Thomas Willcox and his wife, Elizabeth Cole, settled on the property, at Ivy Mills and Polecat Roads in the 1720s, Squyres said.
The family established a thriving paper mill, which would produce paper for Benjamin Franklin's print shop, colonial currency, and the first United States currency.
She said the first Mass in the Willcox home was celebrated about 1720, although the first priest who said this Mass is unknown.
Father McNally said it was not unusual for Catholic priests of that time to saddle up and visit private homes, saying Mass, and spreading the faith.
"They just traveled," he said. "They would go from place to place, sometimes visiting once a year."
The Willcoxes offered an especially attractive venue, he said, because paper mill workers would come to Mass with the family. The more Catholics the priests could visit at one place at one time, the better.
The house has been passed down through generations, although the family always maintained a good relationship with the archdiocese. In the heat of the summer, the young seminarians from St. Charles Borromeo Seminary would vacation there. They also took refuge there during the Know-Nothing riots in the 1840s.

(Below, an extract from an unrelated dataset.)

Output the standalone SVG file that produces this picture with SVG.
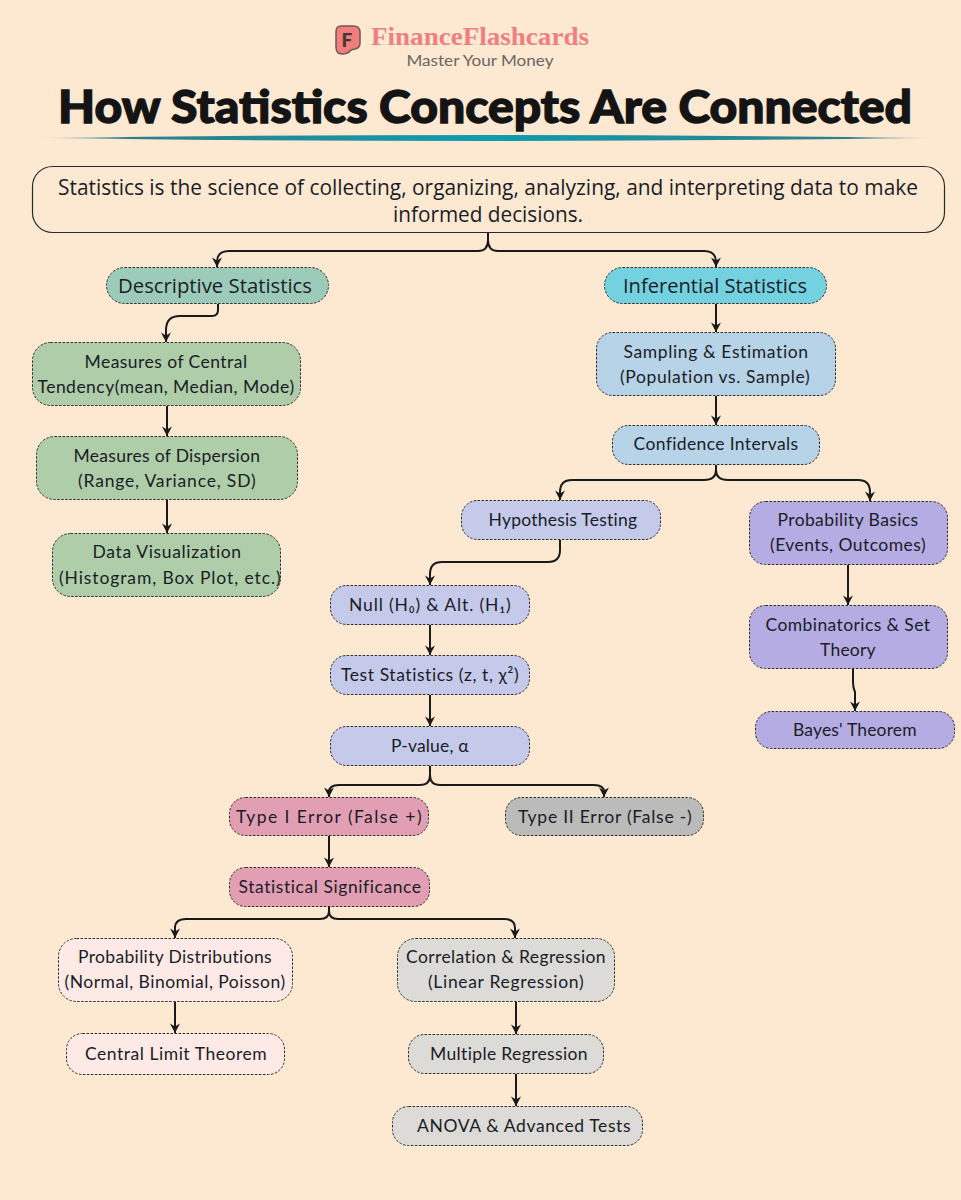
<svg xmlns="http://www.w3.org/2000/svg" width="961" height="1200" viewBox="0 0 961 1200">
<defs>
<linearGradient id="rule" x1="0" x2="1" y1="0" y2="0">
<stop offset="0" stop-color="#4a9aa3" stop-opacity=".2"/><stop offset=".1" stop-color="#2d7f88"/><stop offset=".5" stop-color="#0e9db0"/><stop offset=".9" stop-color="#2d7f88"/><stop offset="1" stop-color="#4a9aa3" stop-opacity=".2"/>
</linearGradient>
<marker id="arrow" markerUnits="userSpaceOnUse" markerWidth="12" markerHeight="12" refX="10.500" refY="6" orient="auto" viewBox="0 0 12 12">
<path d="M1 1 L4 6 L1 11 L10.500 6 Z" fill="#1a1a1a"/>
</marker>
<style>
text{font-family:"Lato","Noto Sans",sans-serif;fill:#1a1d26;text-anchor:middle}
.n{font-size:17.500px;letter-spacing:.4px}
.s{font-family:"Open Sans",sans-serif;font-size:19.500px}
.r{font-family:"Open Sans",sans-serif;font-size:21.500px}
.b{stroke:#2e2e2e;stroke-width:1;stroke-dasharray:2.500 1.500}
.c{fill:none;stroke:#1a1a1a;stroke-width:2;marker-end:url(#arrow)}
</style>
</defs>
<rect width="961" height="1200" fill="#fde8d2"/>
<g id="logo">
<path d="M341 26h12q7 0 7 6v11q0 5-5 6l-4 1q-3 4-9 4-6 0-6-7V32q0-6 5-6z" fill="#ef7f7c" stroke="#7a5650" stroke-width="1.500"/>
<text x="347" y="47" style="font-size:19px;font-weight:900;fill:#4a3633">F</text>
<text x="480" y="45" textLength="218" lengthAdjust="spacingAndGlyphs" style="font-family:'Liberation Serif',serif;font-size:26px;font-weight:700;fill:#ef7f7e">FinanceFlashcards</text>
<text x="480" y="66" textLength="147" lengthAdjust="spacingAndGlyphs" style="font-size:15.500px;fill:#6a6561">Master Your Money</text>
</g>
<g id="title">
<text x="485" y="123" textLength="854" lengthAdjust="spacingAndGlyphs" style="font-size:46px;font-weight:900;fill:#141414;stroke:#141414;stroke-width:1.300px">How Statistics Concepts Are Connected</text>
<path d="M40 138Q488 132 935 138Q488 144 40 138Z" fill="url(#rule)"/>
</g>
<g id="connectors">
<path class="c" d="M488 233V240Q488 251 478 251H229Q217 251 217 262V267"/>
<path class="c" d="M488 240Q488 251 498 251H704Q716 251 716 262V267"/>
<path class="c" d="M218 304V310Q218 316 212 316H180Q166 316 166 330V342"/>
<path class="c" d="M167 406V436"/>
<path class="c" d="M167 500V533"/>
<path class="c" d="M716 304V332"/>
<path class="c" d="M716 396V425"/>
<path class="c" d="M716 465V470Q716 480 704 480H572Q560 480 560 492V500"/>
<path class="c" d="M716 470Q716 480 728 480H858Q870 480 870 492V501"/>
<path class="c" d="M560 540V550Q560 562 548 562H442Q430 562 430 574V585"/>
<path class="c" d="M848 565V605"/>
<path class="c" d="M853 669V682Q853 688 855 692V711"/>
<path class="c" d="M430 625V655"/>
<path class="c" d="M430 695V726"/>
<path class="c" d="M430 766V775Q430 785 420 785H339Q329 785 329 792V797"/>
<path class="c" d="M430 775Q430 785 440 785H594Q604 785 604 792V797"/>
<path class="c" d="M329 836V867"/>
<path class="c" d="M329 907V911Q329 919 320 919H186Q175 919 175 928V938"/>
<path class="c" d="M329 911Q329 919 338 919H504Q515 919 515 928V938"/>
<path class="c" d="M175 1002V1033"/>
<path class="c" d="M516 1002V1034"/>
<path class="c" d="M516 1074V1106"/>
</g>
<g id="root"><rect x="32.500" y="166.500" width="912" height="66" rx="20" fill="#fde8d2" stroke="#2a2a2a" stroke-width="1.200"/>
<text class="r" x="488" y="195" textLength="860" lengthAdjust="spacingAndGlyphs">Statistics is the science of collecting, organizing, analyzing, and interpreting data to make</text>
<text class="r" x="488" y="222" textLength="190" lengthAdjust="spacingAndGlyphs">informed decisions.</text></g>
<g id="descriptive"><rect class="b" x="106.500" y="267.500" width="222" height="36" rx="18" fill="#9ccbb9"/><text class="s" x="215" y="293" textLength="194" lengthAdjust="spacingAndGlyphs">Descriptive Statistics</text></g>
<g id="inferential"><rect class="b" x="604.500" y="267.500" width="222" height="36" rx="18" fill="#74d2e0"/><text class="s" x="715" y="293" textLength="184" lengthAdjust="spacingAndGlyphs">Inferential Statistics</text></g>
<g id="central"><rect class="b" x="32.500" y="342.500" width="268" height="63" rx="18" fill="#aecda8"/><text class="n" x="166" y="368" textLength="163">Measures of Central</text><text class="n" x="166" y="393" textLength="257">Tendency(mean, Median, Mode)</text></g>
<g id="dispersion"><rect class="b" x="36.500" y="436.500" width="261" height="63" rx="18" fill="#aecda8"/><text class="n" x="167" y="462" textLength="187">Measures of Dispersion</text><text class="n" x="167" y="487" textLength="178">(Range, Variance, SD)</text></g>
<g id="visualization"><rect class="b" x="52.500" y="533.500" width="228" height="63" rx="18" fill="#aecda8"/><text class="n" x="167" y="558" textLength="149">Data Visualization</text><text class="n" x="170" y="584" textLength="222">(Histogram, Box Plot, etc.)</text></g>
<g id="sampling"><rect class="b" x="596.500" y="332.500" width="239" height="63" rx="16" fill="#b7d3e8"/><text class="n" x="716" y="358" textLength="185">Sampling &amp; Estimation</text><text class="n" x="715" y="383" textLength="190">(Population vs. Sample)</text></g>
<g id="confidence"><rect class="b" x="612.500" y="425.500" width="207" height="39" rx="16" fill="#b7d3e8"/><text class="n" x="716" y="450" textLength="165">Confidence Intervals</text></g>
<g id="hypothesis"><rect class="b" x="461.500" y="500.500" width="199" height="39" rx="16" fill="#c6caea"/><text class="n" x="563" y="526" textLength="149">Hypothesis Testing</text></g>
<g id="probability"><rect class="b" x="749.500" y="501.500" width="198" height="63" rx="16" fill="#b5ace3"/><text class="n" x="848" y="526" textLength="141">Probability Basics</text><text class="n" x="848" y="551" textLength="156">(Events, Outcomes)</text></g>
<g id="combinatorics"><rect class="b" x="749.500" y="605.500" width="198" height="63" rx="16" fill="#b5ace3"/><text class="n" x="848" y="631" textLength="165">Combinatorics &amp; Set</text><text class="n" x="848" y="656" textLength="56">Theory</text></g>
<g id="bayes"><rect class="b" x="755.500" y="711.500" width="199" height="37" rx="16" fill="#b5ace3"/><text class="n" x="855" y="736" textLength="124">Bayes' Theorem</text></g>
<g id="null"><rect class="b" x="330.500" y="585.500" width="199" height="39" rx="16" fill="#c6caea"/><text class="n" x="430" y="611" textLength="162">Null (H₀) &amp; Alt. (H₁)</text></g>
<g id="test"><rect class="b" x="330.500" y="655.500" width="199" height="39" rx="16" fill="#c6caea"/><text class="n" x="430" y="681" textLength="178">Test Statistics (z, t, χ²)</text></g>
<g id="pvalue"><rect class="b" x="330.500" y="726.500" width="199" height="39" rx="16" fill="#c6caea"/><text class="n" x="430" y="752" textLength="78">P-value, α</text></g>
<g id="type1"><rect class="b" x="229.500" y="797.500" width="199" height="38" rx="16" fill="#e29fb4"/><text class="n" x="329" y="823" textLength="186">Type I Error (False +)</text></g>
<g id="type2"><rect class="b" x="505.500" y="797.500" width="198" height="38" rx="16" fill="#bbbbba"/><text class="n" x="605" y="823" textLength="174">Type II Error (False -)</text></g>
<g id="significance"><rect class="b" x="229.500" y="867.500" width="200" height="39" rx="16" fill="#e29fb4"/><text class="n" x="330" y="893" textLength="183">Statistical Significance</text></g>
<g id="distributions"><rect class="b" x="58.500" y="938.500" width="234" height="63" rx="18" fill="#fdeae6"/><text class="n" x="175" y="963" textLength="194">Probability Distributions</text><text class="n" x="175" y="988" textLength="221">(Normal, Binomial, Poisson)</text></g>
<g id="clt"><rect class="b" x="66.500" y="1033.500" width="218" height="41" rx="16" fill="#fdeae6"/><text class="n" x="176" y="1060" textLength="182">Central Limit Theorem</text></g>
<g id="correlation"><rect class="b" x="397.500" y="938.500" width="217" height="63" rx="18" fill="#dcdbd8"/><text class="n" x="506" y="963" textLength="200">Correlation &amp; Regression</text><text class="n" x="506" y="988" textLength="156">(Linear Regression)</text></g>
<g id="multiple"><rect class="b" x="408.500" y="1034.500" width="195" height="39" rx="16" fill="#dcdbd8"/><text class="n" x="509" y="1060" textLength="158">Multiple Regression</text></g>
<g id="anova"><rect class="b" x="392.500" y="1106.500" width="250" height="39" rx="16" fill="#dcdbd8"/><text class="n" x="524" y="1132" textLength="214">ANOVA &amp; Advanced Tests</text></g>
</svg>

In 1924, the last of the Willcox mills ceased operation. During hard times, the family would take in boarders or sell eggs to keep from selling the home. In time, it fell into severe disrepair. Willcox said, however, that the home had been continuously occupied until renovations began in 1995.
A newly placed historic marker, which stands along the tree-lined drive of Ivy Mills, simply states that "an early Catholic mission was established on the property."
Mark Willcox 3d said he was working to restore both the property of his family and the history of his community. And he wants others to be involved. Only a handful of volunteers have chipped in to help, however, signing their names in felt-tip pen on a wall inside a closet.
"Right now, we're doing it all out of our own pocket," he said.